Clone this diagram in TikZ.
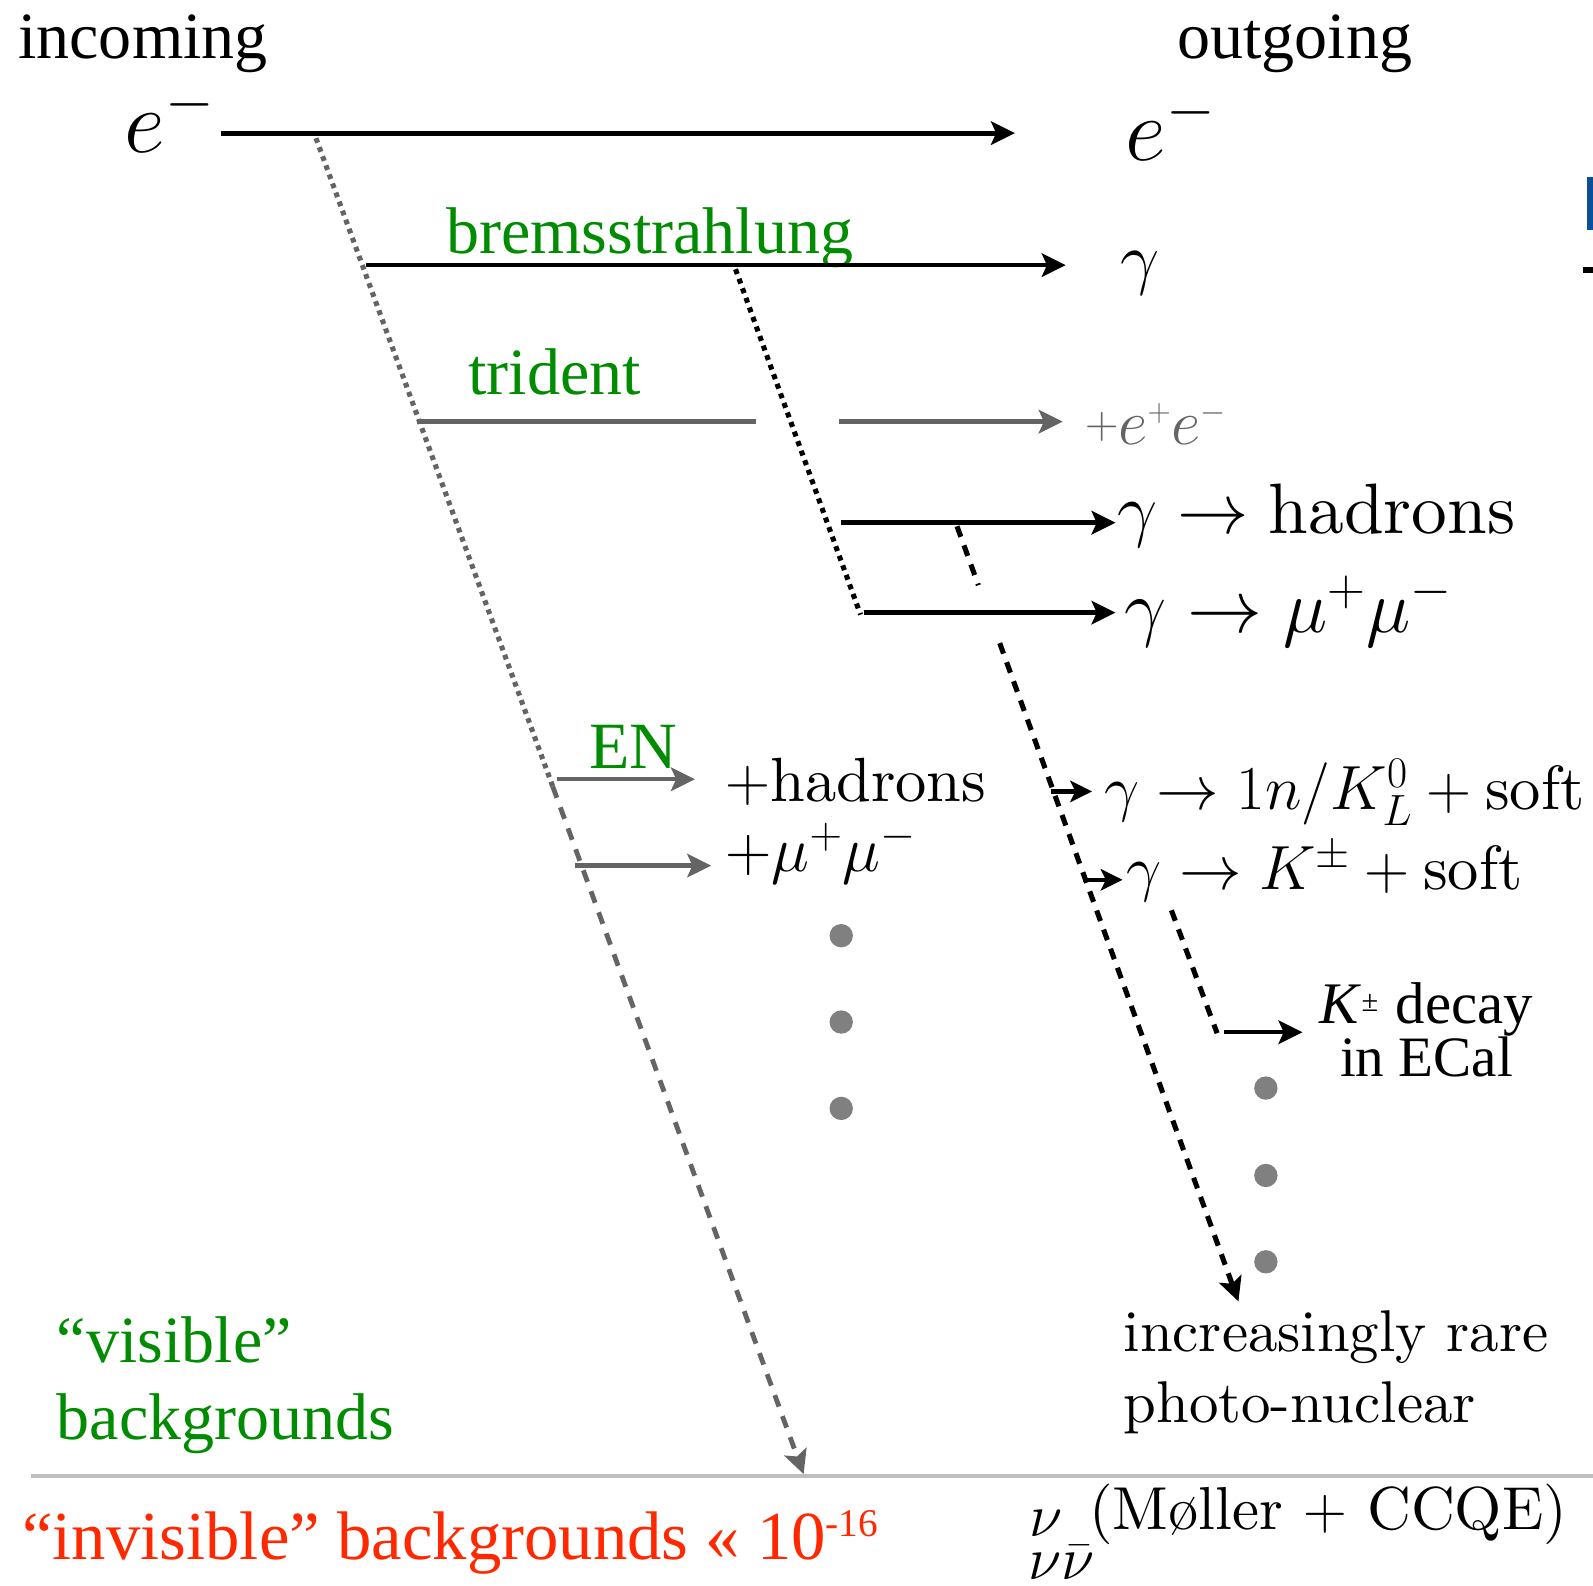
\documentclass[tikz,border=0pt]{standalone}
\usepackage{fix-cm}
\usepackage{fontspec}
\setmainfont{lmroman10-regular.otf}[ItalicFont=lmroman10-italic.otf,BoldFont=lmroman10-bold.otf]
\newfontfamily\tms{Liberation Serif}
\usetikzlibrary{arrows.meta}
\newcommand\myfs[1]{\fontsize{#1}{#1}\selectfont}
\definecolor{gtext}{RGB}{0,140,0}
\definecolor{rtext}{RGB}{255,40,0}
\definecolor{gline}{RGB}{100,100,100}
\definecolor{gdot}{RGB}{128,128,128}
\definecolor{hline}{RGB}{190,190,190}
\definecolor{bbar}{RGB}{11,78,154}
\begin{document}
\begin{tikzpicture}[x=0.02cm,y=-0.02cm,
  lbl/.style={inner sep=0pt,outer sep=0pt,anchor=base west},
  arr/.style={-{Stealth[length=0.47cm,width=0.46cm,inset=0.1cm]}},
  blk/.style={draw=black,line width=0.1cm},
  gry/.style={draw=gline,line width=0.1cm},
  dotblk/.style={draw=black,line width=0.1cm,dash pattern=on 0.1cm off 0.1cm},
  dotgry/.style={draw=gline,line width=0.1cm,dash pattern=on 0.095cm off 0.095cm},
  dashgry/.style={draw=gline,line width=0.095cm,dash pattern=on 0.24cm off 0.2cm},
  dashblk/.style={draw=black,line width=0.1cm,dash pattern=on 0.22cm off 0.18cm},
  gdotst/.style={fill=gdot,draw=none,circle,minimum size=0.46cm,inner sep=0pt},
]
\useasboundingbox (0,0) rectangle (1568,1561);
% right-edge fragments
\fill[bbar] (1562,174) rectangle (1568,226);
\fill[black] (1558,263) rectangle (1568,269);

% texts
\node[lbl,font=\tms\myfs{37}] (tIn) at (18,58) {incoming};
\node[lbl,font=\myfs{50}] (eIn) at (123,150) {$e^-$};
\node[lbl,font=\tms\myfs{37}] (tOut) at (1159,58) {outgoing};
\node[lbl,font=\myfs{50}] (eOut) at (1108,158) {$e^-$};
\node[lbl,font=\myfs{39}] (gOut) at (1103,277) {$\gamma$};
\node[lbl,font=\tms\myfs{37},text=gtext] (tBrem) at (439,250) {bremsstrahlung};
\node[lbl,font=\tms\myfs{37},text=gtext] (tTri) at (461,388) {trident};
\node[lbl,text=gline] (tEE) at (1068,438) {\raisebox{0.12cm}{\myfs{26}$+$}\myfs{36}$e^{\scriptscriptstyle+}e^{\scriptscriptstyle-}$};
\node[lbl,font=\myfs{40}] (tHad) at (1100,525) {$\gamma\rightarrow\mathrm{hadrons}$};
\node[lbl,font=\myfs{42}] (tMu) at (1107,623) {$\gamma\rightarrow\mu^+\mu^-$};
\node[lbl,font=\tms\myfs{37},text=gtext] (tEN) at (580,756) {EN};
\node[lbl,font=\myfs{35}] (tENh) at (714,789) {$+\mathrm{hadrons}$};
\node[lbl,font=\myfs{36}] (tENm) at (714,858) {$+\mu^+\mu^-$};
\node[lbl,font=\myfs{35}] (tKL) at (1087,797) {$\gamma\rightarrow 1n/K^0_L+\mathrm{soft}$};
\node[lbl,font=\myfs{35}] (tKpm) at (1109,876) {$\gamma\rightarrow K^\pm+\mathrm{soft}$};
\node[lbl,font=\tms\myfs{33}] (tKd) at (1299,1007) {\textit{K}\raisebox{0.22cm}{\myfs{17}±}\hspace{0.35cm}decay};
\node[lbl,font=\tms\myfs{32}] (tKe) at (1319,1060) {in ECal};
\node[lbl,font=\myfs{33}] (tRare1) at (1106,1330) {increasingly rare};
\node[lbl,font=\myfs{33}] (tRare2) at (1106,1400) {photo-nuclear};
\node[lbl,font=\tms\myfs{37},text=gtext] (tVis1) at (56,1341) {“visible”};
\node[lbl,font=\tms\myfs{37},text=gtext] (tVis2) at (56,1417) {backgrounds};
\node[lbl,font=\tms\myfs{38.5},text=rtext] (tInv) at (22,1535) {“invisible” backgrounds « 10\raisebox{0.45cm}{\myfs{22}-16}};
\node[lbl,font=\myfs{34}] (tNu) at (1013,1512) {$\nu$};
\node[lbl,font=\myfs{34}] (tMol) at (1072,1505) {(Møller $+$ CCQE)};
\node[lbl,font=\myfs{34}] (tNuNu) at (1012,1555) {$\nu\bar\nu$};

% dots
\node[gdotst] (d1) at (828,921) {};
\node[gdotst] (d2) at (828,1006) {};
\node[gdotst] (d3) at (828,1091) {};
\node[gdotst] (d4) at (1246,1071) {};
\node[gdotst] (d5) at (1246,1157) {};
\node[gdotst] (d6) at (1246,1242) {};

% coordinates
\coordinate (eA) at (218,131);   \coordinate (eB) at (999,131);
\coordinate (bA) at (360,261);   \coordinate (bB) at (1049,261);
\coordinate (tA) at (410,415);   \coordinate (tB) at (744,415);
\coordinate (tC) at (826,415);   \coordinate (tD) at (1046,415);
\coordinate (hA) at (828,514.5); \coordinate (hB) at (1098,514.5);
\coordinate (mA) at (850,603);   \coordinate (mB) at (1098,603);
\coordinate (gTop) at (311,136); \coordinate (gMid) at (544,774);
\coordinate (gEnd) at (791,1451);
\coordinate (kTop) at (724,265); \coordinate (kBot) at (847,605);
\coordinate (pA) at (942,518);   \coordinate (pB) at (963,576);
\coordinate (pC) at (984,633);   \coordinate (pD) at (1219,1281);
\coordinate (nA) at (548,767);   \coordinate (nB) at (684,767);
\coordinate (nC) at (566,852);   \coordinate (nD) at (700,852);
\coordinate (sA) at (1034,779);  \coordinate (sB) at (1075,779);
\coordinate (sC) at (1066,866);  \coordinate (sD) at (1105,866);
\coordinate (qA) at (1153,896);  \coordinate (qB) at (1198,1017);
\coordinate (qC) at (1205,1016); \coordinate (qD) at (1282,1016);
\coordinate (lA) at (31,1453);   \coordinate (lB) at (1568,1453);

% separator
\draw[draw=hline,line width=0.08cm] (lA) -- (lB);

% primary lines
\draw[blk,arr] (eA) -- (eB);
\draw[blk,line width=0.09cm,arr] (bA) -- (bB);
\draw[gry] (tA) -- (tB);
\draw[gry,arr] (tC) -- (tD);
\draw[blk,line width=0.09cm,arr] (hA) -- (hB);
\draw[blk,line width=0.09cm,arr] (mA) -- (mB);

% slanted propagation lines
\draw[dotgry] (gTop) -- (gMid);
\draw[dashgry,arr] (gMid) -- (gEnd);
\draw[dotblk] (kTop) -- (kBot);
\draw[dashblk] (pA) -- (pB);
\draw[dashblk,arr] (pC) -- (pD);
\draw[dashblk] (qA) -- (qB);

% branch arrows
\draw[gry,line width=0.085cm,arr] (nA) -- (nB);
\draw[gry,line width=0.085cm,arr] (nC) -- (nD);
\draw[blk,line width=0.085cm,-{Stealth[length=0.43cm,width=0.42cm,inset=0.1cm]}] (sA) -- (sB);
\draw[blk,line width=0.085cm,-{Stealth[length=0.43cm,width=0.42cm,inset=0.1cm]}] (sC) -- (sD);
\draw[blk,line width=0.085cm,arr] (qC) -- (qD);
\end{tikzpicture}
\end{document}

▸ **What is expected**: Reproduce all of the data exactly, omitting each picture it holds.

▸ **Solution to the problem**:
Clone this diagram in TikZ.
\documentclass[tikz,border=0pt]{standalone}
\usepackage{fix-cm}
\usepackage{fontspec}
\setmainfont{lmroman10-regular.otf}[ItalicFont=lmroman10-italic.otf,BoldFont=lmroman10-bold.otf]
\newfontfamily\tms{Liberation Serif}
\usetikzlibrary{arrows.meta}
\newcommand\myfs[1]{\fontsize{#1}{#1}\selectfont}
\definecolor{gtext}{RGB}{0,140,0}
\definecolor{rtext}{RGB}{255,40,0}
\definecolor{gline}{RGB}{100,100,100}
\definecolor{gdot}{RGB}{128,128,128}
\definecolor{hline}{RGB}{190,190,190}
\definecolor{bbar}{RGB}{11,78,154}
\begin{document}
\begin{tikzpicture}[x=0.02cm,y=-0.02cm,
  lbl/.style={inner sep=0pt,outer sep=0pt,anchor=base west},
  arr/.style={-{Stealth[length=0.47cm,width=0.46cm,inset=0.1cm]}},
  blk/.style={draw=black,line width=0.1cm},
  gry/.style={draw=gline,line width=0.1cm},
  dotblk/.style={draw=black,line width=0.1cm,dash pattern=on 0.1cm off 0.1cm},
  dotgry/.style={draw=gline,line width=0.1cm,dash pattern=on 0.095cm off 0.095cm},
  dashgry/.style={draw=gline,line width=0.095cm,dash pattern=on 0.24cm off 0.2cm},
  dashblk/.style={draw=black,line width=0.1cm,dash pattern=on 0.22cm off 0.18cm},
  gdotst/.style={fill=gdot,draw=none,circle,minimum size=0.46cm,inner sep=0pt},
]
\useasboundingbox (0,0) rectangle (1568,1561);
% right-edge fragments
\fill[bbar] (1562,174) rectangle (1568,226);
\fill[black] (1558,263) rectangle (1568,269);

% texts
\node[lbl,font=\tms\myfs{37}] (tIn) at (18,58) {incoming};
\node[lbl,font=\myfs{50}] (eIn) at (123,150) {$e^-$};
\node[lbl,font=\tms\myfs{37}] (tOut) at (1159,58) {outgoing};
\node[lbl,font=\myfs{50}] (eOut) at (1108,158) {$e^-$};
\node[lbl,font=\myfs{39}] (gOut) at (1103,277) {$\gamma$};
\node[lbl,font=\tms\myfs{37},text=gtext] (tBrem) at (439,250) {bremsstrahlung};
\node[lbl,font=\tms\myfs{37},text=gtext] (tTri) at (461,388) {trident};
\node[lbl,text=gline] (tEE) at (1068,438) {\raisebox{0.12cm}{\myfs{26}$+$}\myfs{36}$e^{\scriptscriptstyle+}e^{\scriptscriptstyle-}$};
\node[lbl,font=\myfs{40}] (tHad) at (1100,525) {$\gamma\rightarrow\mathrm{hadrons}$};
\node[lbl,font=\myfs{42}] (tMu) at (1107,623) {$\gamma\rightarrow\mu^+\mu^-$};
\node[lbl,font=\tms\myfs{37},text=gtext] (tEN) at (580,756) {EN};
\node[lbl,font=\myfs{35}] (tENh) at (714,789) {$+\mathrm{hadrons}$};
\node[lbl,font=\myfs{36}] (tENm) at (714,858) {$+\mu^+\mu^-$};
\node[lbl,font=\myfs{35}] (tKL) at (1087,797) {$\gamma\rightarrow 1n/K^0_L+\mathrm{soft}$};
\node[lbl,font=\myfs{35}] (tKpm) at (1109,876) {$\gamma\rightarrow K^\pm+\mathrm{soft}$};
\node[lbl,font=\tms\myfs{33}] (tKd) at (1299,1007) {\textit{K}\raisebox{0.22cm}{\myfs{17}±}\hspace{0.35cm}decay};
\node[lbl,font=\tms\myfs{32}] (tKe) at (1319,1060) {in ECal};
\node[lbl,font=\myfs{33}] (tRare1) at (1106,1330) {increasingly rare};
\node[lbl,font=\myfs{33}] (tRare2) at (1106,1400) {photo-nuclear};
\node[lbl,font=\tms\myfs{37},text=gtext] (tVis1) at (56,1341) {“visible”};
\node[lbl,font=\tms\myfs{37},text=gtext] (tVis2) at (56,1417) {backgrounds};
\node[lbl,font=\tms\myfs{38.5},text=rtext] (tInv) at (22,1535) {“invisible” backgrounds « 10\raisebox{0.45cm}{\myfs{22}-16}};
\node[lbl,font=\myfs{34}] (tNu) at (1013,1512) {$\nu$};
\node[lbl,font=\myfs{34}] (tMol) at (1072,1505) {(Møller $+$ CCQE)};
\node[lbl,font=\myfs{34}] (tNuNu) at (1012,1555) {$\nu\bar\nu$};

% dots
\node[gdotst] (d1) at (828,921) {};
\node[gdotst] (d2) at (828,1006) {};
\node[gdotst] (d3) at (828,1091) {};
\node[gdotst] (d4) at (1246,1071) {};
\node[gdotst] (d5) at (1246,1157) {};
\node[gdotst] (d6) at (1246,1242) {};

% coordinates
\coordinate (eA) at (218,131);   \coordinate (eB) at (999,131);
\coordinate (bA) at (360,261);   \coordinate (bB) at (1049,261);
\coordinate (tA) at (410,415);   \coordinate (tB) at (744,415);
\coordinate (tC) at (826,415);   \coordinate (tD) at (1046,415);
\coordinate (hA) at (828,514.5); \coordinate (hB) at (1098,514.5);
\coordinate (mA) at (850,603);   \coordinate (mB) at (1098,603);
\coordinate (gTop) at (311,136); \coordinate (gMid) at (544,774);
\coordinate (gEnd) at (791,1451);
\coordinate (kTop) at (724,265); \coordinate (kBot) at (847,605);
\coordinate (pA) at (942,518);   \coordinate (pB) at (963,576);
\coordinate (pC) at (984,633);   \coordinate (pD) at (1219,1281);
\coordinate (nA) at (548,767);   \coordinate (nB) at (684,767);
\coordinate (nC) at (566,852);   \coordinate (nD) at (700,852);
\coordinate (sA) at (1034,779);  \coordinate (sB) at (1075,779);
\coordinate (sC) at (1066,866);  \coordinate (sD) at (1105,866);
\coordinate (qA) at (1153,896);  \coordinate (qB) at (1198,1017);
\coordinate (qC) at (1205,1016); \coordinate (qD) at (1282,1016);
\coordinate (lA) at (31,1453);   \coordinate (lB) at (1568,1453);

% separator
\draw[draw=hline,line width=0.08cm] (lA) -- (lB);

% primary lines
\draw[blk,arr] (eA) -- (eB);
\draw[blk,line width=0.09cm,arr] (bA) -- (bB);
\draw[gry] (tA) -- (tB);
\draw[gry,arr] (tC) -- (tD);
\draw[blk,line width=0.09cm,arr] (hA) -- (hB);
\draw[blk,line width=0.09cm,arr] (mA) -- (mB);

% slanted propagation lines
\draw[dotgry] (gTop) -- (gMid);
\draw[dashgry,arr] (gMid) -- (gEnd);
\draw[dotblk] (kTop) -- (kBot);
\draw[dashblk] (pA) -- (pB);
\draw[dashblk,arr] (pC) -- (pD);
\draw[dashblk] (qA) -- (qB);

% branch arrows
\draw[gry,line width=0.085cm,arr] (nA) -- (nB);
\draw[gry,line width=0.085cm,arr] (nC) -- (nD);
\draw[blk,line width=0.085cm,-{Stealth[length=0.43cm,width=0.42cm,inset=0.1cm]}] (sA) -- (sB);
\draw[blk,line width=0.085cm,-{Stealth[length=0.43cm,width=0.42cm,inset=0.1cm]}] (sC) -- (sD);
\draw[blk,line width=0.085cm,arr] (qC) -- (qD);
\end{tikzpicture}
\end{document}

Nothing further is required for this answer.